Flanders.

3. Ypres sector; went into line at the beginning of June and was relieved on July 18.

4. Bixschoote sector; went into line at the beginning of August. The division met the attack in Flanders, in which it suffered serious losses on August 16. The 9th Company of the 58th Infantry was reduced to 38 men (notebook). On the 9th and 10th of October there were new engagements.

5. Relieved from the front on October 15 the division rested in the vicinity of Gand.

Cambrai.

6. After a month’s rest the 119th Division went into line on the Cambrai front to participate in the counterattacks which followed the surprise attack of November 20. It fought here from the 23d to the 27th, not without some losses.

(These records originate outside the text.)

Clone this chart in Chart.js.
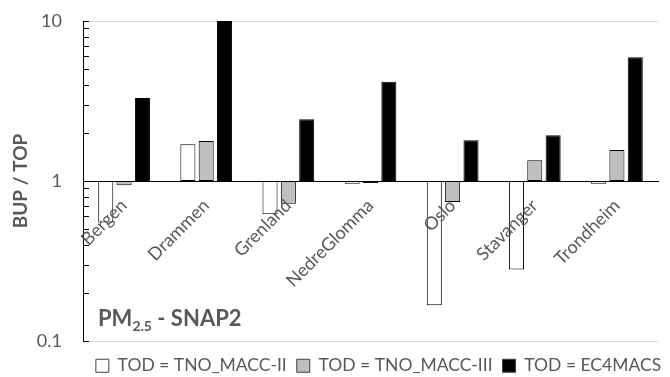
<!DOCTYPE html>
<html>
<head>
<meta charset="utf-8">
<script src="https://cdn.jsdelivr.net/npm/chart.js@4/dist/chart.umd.min.js"></script>
<style>
  html, body { margin: 0; padding: 0; background: #fff; }
  #wrap { width: 670px; height: 377px; }
</style>
</head>
<body>
<div id="wrap"><canvas id="c"></canvas></div>
<script>
// BUP / TOP ratios per city (log axis, bars hang from 1)
const cities = ['Bergen', 'Drammen', 'Grenland', 'NedreGlomma', 'Oslo', 'Stavanger', 'Trondheim'];
const macc2  = [0.55, 1.70, 0.62, 0.96, 0.167, 0.28, 0.96];
const macc3  = [0.94, 1.78, 0.72, 0.97, 0.74, 1.35, 1.56];
const ec4    = [3.3, 10, 2.43, 4.17, 1.80, 1.93, 5.93];
const seriesNames = ['TOD = TNO_MACC-II', 'TOD = TNO_MACC-III', 'TOD = EC4MACS'];
const yTicks  = [0.1,0.2,0.3,0.4,0.5,0.6,0.7,0.8,0.9,1,2,3,4,5,6,7,8,9,10];
const yLabels = [0.1, 1, 10];

const grey = '#595959';
const fam = 'Lato, "Open Sans", sans-serif';
const hang = arr => arr.map(v => [1, v]);   // floating bar from 1 to value

// short tick marks on the inside of the y axis
const innerTicks = {
  id: 'innerTicks',
  afterDraw(chart){
    const y = chart.scales.y, ctx = chart.ctx, x0 = chart.chartArea.left;
    ctx.save();
    ctx.strokeStyle = '#000'; ctx.lineWidth = 1;
    yTicks.forEach(v => {
      const py = Math.round(y.getPixelForValue(v)) + 0.5;
      ctx.beginPath(); ctx.moveTo(x0, py); ctx.lineTo(x0 + 6, py); ctx.stroke();
    });
    ctx.restore();
  }
};

// "PM2.5 - SNAP2" label in lower left of plot
const pmLabel = {
  id: 'pmLabel',
  afterDraw(chart){
    const ctx = chart.ctx, a = chart.chartArea;
    let x = a.left + 15, y = a.bottom - 15;
    ctx.save();
    ctx.fillStyle = grey; ctx.textBaseline = 'alphabetic';
    ctx.font = 'bold 22px ' + fam;
    ctx.fillText('PM', x, y); x += ctx.measureText('PM').width;
    ctx.font = 'bold 14px ' + fam;
    ctx.fillText('2.5', x, y + 5); x += ctx.measureText('2.5').width;
    ctx.font = 'bold 22px ' + fam;
    ctx.fillText(' - SNAP2', x, y);
    ctx.restore();
  }
};

// centre the legend under the plot area, and drop it near the bottom edge
const legendShift = {
  id: 'legendShift',
  afterLayout(chart){
    const a = chart.chartArea, lg = chart.legend;
    const dx = (a.left + a.right) / 2 - (lg.left + lg.right) / 2 + 8;
    const dy = chart.height - 12 - (lg.top + lg.bottom) / 2;
    lg.left += dx; lg.right += dx;
    lg.top += dy; lg.bottom += dy;
  }
};

new Chart(document.getElementById('c'), {
  type: 'bar',
  data: {
    labels: cities,
    datasets: [
      { label: seriesNames[0], data: hang(macc2), backgroundColor: '#ffffff', borderColor: '#000' },
      { label: seriesNames[1], data: hang(macc3), backgroundColor: '#bfbfbf', borderColor: '#000' },
      { label: seriesNames[2], data: hang(ec4),   backgroundColor: '#000000', borderColor: '#000' }
    ]
  },
  options: {
    responsive: true,
    maintainAspectRatio: false,
    animation: false,
    layout: { padding: { top: 21, right: 12, left: 0, bottom: 0 } },
    datasets: { bar: { borderWidth: 1, borderSkipped: false, barPercentage: 0.82, categoryPercentage: 0.67 } },
    plugins: {
      tooltip: { enabled: false },
      legend: {
        position: 'bottom',
        maxHeight: 36,
        labels: { font: { family: fam, size: 17.5 }, color: grey, boxWidth: 13, boxHeight: 13, padding: 10,
          generateLabels(chart){
            return chart.data.datasets.map((ds, i) => ({
              text: ds.label, fillStyle: ds.backgroundColor, strokeStyle: '#404040',
              lineWidth: 1, fontColor: grey, datasetIndex: i, hidden: false
            }));
          } }
      }
    },
    scales: {
      x: {
        position: { y: 1 },
        afterFit(s){ s.height = 0; },
        grid: { display: false },
        border: { display: true, color: '#000', width: 1 },
        ticks: { z: 1,   // city names sit on top of the bars, as in the original
          autoSkip: false, maxRotation: 45, minRotation: 45, padding: 6,
          font: { family: fam, size: 18 }, color: grey }
      },
      y: {
        type: 'logarithmic',
        min: 0.1, max: 10,
        afterFit(s){ s.width = 83; s.paddingTop = 0; s.paddingBottom = 0; },
        afterBuildTicks(s){ s.ticks = yTicks.map(v => ({ value: v })); },
        grid: {
          drawTicks: false,
          color: c => (c.tick && (c.tick.value === 10 || c.tick.value === 0.1)) ? '#d9d9d9' : 'rgba(0,0,0,0)'
        },
        border: { display: true, color: '#000', width: 1 },
        ticks: { autoSkip: false, padding: 21, font: { family: fam, size: 18 }, color: grey,
          callback: v => yLabels.includes(v) ? String(v) : '' },
        title: { display: true, text: 'BUP / TOP', color: grey, padding: { top: 9, bottom: 0 },
          font: { family: fam, size: 19, weight: 'bold' } }
      }
    }
  },
  plugins: [innerTicks, pmLabel, legendShift]
});
</script>
</body>
</html>
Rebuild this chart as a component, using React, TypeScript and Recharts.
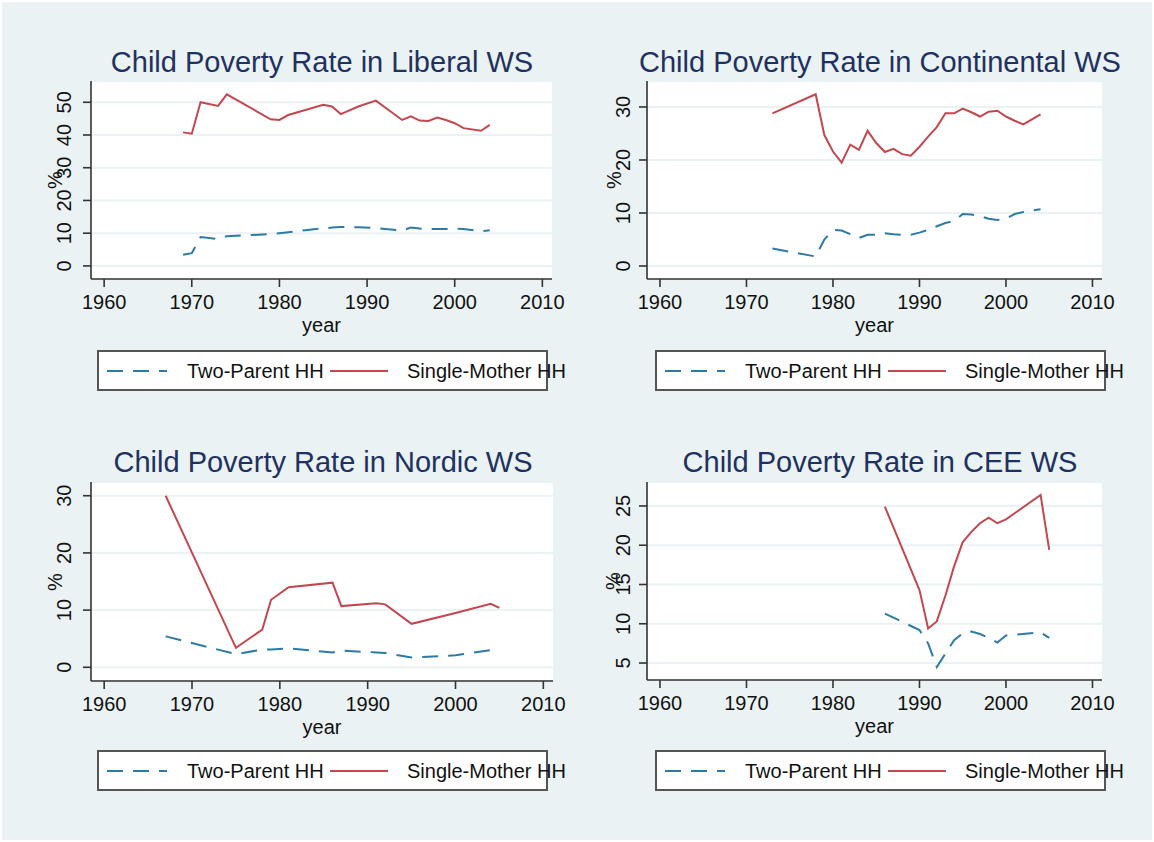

7. Relieved after December 6, the division was reorganized in the vicinity of Solesmes.

RECRUITING.

This division recruited from the 5th Corps District. A document dated November 23, 1917, described the division as composed of “regiments of Lower Silesia and Posen.” In order to overcome the majority of Poles, the division received recruits from the 3d and 6th Corps Districts (Brandenburg and Silesia), which were fruitful sources of recruiting.

Twenty-one per cent of the prisoners taken from the 119th Division in August, 1917, belonged to the 1917 class. The 1918 class was meagerly represented. The 46th Reserve Regiment had a large proportion of Poles. The soldiers from Alsace-Lorraine remained on the Eastern Front when the division left Galicia (May, 1917).